Many spiritual teachings speak of losing the self or getting rid of the ego or living totally in the present moment. All of these notions should be considered as metaphorical ways of saying that you should stop identifying with your story. This also means you stop rehearsing, reinforcing and elaborating your story or in other words living in your mind. You can't get rid of your fictive-self because it serves useful purposes. But your phone, computer or car serve useful purposes and mentally healthy people don't invest their identify in them. These and many other useful things in your life are just tools. Likewise, once you stop identifying with your story, your fictive-self simply becomes a cognitive tool that is used as needed and then put aside until needed again.
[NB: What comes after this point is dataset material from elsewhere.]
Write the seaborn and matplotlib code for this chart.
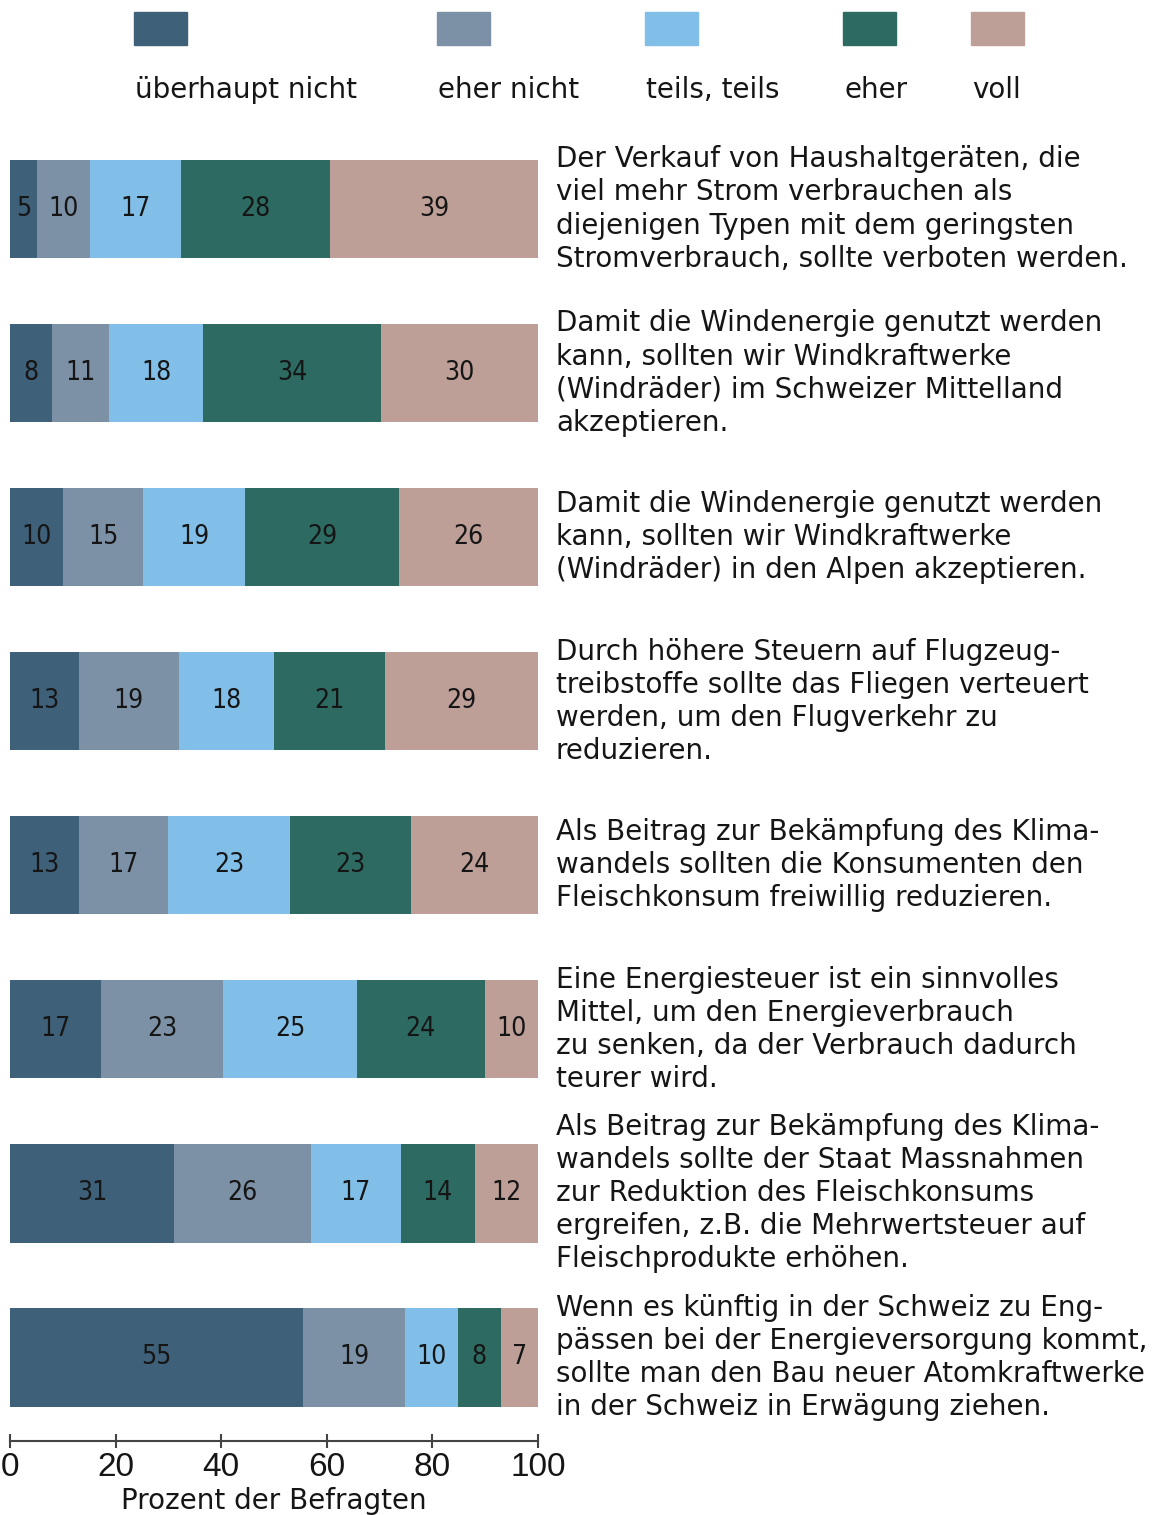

To illustrate what this might feel like, consider the following scenario. You were selected ten years ago by your employer to go overseas to work in a subsidiary. Let's say that you went to Germany, if you're a German pick another country. You lived in Germany for ten years and became fluent in the language and came to understand the culture. Call this your German identity. At the end of ten years, you return home to work in the corporate headquarters.

You now operate in a way consistent with your native culture and speak your native language. One evening you are having dinner in a restaurant and overhear some German tourists having difficulty with the menu and with communicating their orders to the waiter. You get up go over to their table and in German ask them if you might be of assistance. They readily accept and you help them negotiate the items on the menu and place their orders for them with the waiter. The Germans invite you to join them and you do so and put your German identity to work during the dinner. When this dinner is finished and you leave the restaurant, the German identity is no longer needed and it is put to "bed" so to speak.

Think of your fictive-self as similar to this hypothetical German identity. When you can put it to "bed" and wake it up when circumstances require it, you will bring to an end most if not all of the narration that has previously had a near continuous run in the theater of your mind. You can now live your life largely in the present moment, which is all that really exists. You will have a much fresher and unencumbered view of events and can respond to them on their own terms rather than in terms of the character in a play of your own authorship. Thus, you have recovered your natural mind.

Many spiritual traditions see the recovery of the natural mind as the first step in moving on to a full opening to Consciousness and identification with what might be thought of as Source Consciousness. For example it might have been the natural mind that Jesus was referring to in the following:

"Verily I say unto you, Except ye be converted, and become as little children, ye shall not enter into the kingdom of heaven."

A translation of this into other terminology might read, "Frankly, unless you can regain your natural mind, you will be unable to know Source Consciousness." You can replace Source Consciousness with whatever terminology works best for you. Examples might include Christ Consciousness, Divine Consciousness, God, Unified Field of Consciousness, the Absolute and so on.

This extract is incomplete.